The racist recording attributed to Sterling and leaked by TMZ caused an unprecedented mainstream and social media uproar, and little wonder. The voice and comments alleged to be Sterling's depict a despicable and deeply offensive attitude towards minorities in general and specifically African Americans - an attitude more befitting a 19th century slave owner than a franchise owner in a sport dominated by black athletes. Demands for Sterling's immediate and permanent expulsion from the NBA were pretty much universal, and Silver delivered Sterling's head on a platter.
But justice and the law don't always intersect. While there are laws against discrimination in America, there's no law against being a bigot. Free speech trumps hate speech. Even if Sterling made hateful comments, his right to do so is protected by the U.S. Constitution. The methods used by an opportunistic gold digger 50 years his junior to set him up were also suspect and outside the bounds of common decency, if not unlawful.
The are several lessons to be learned here, and that you can't be racist without risking serious consequences is only one of them. We've also learned that there's currency in baiting someone in what they believe is a private conversation, that the internet paparazzi has been embraced as a go-to source for credible news, and that social media wields a disproportionately powerful influence on society's decision-makers. NBA Hall of Famer Kareem Abdul Jabaar says it here with greater authority and credibility than I could ever muster.
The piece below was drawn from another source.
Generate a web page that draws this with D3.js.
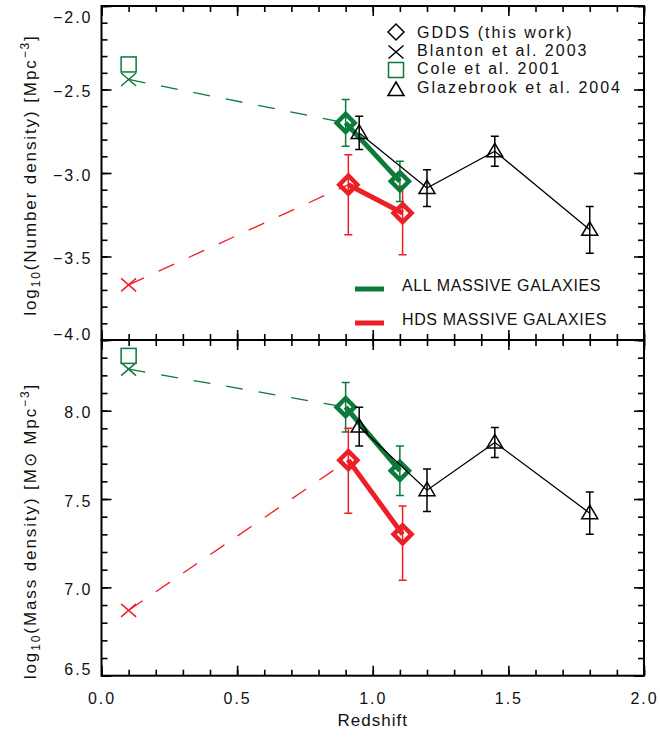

There's no excuse for what Donald Sterling said, and he got what was coming to him. But woe betide us all when entrapment, mob mentality and summary justice become acceptable substitutes for due process. The best weapon to use against someone like Sterling is the one that's most readily available: shame. It doesn't rob him of his riches or make him any less despicable, but the one punishment Sterling can't escape is that he has to live with himself.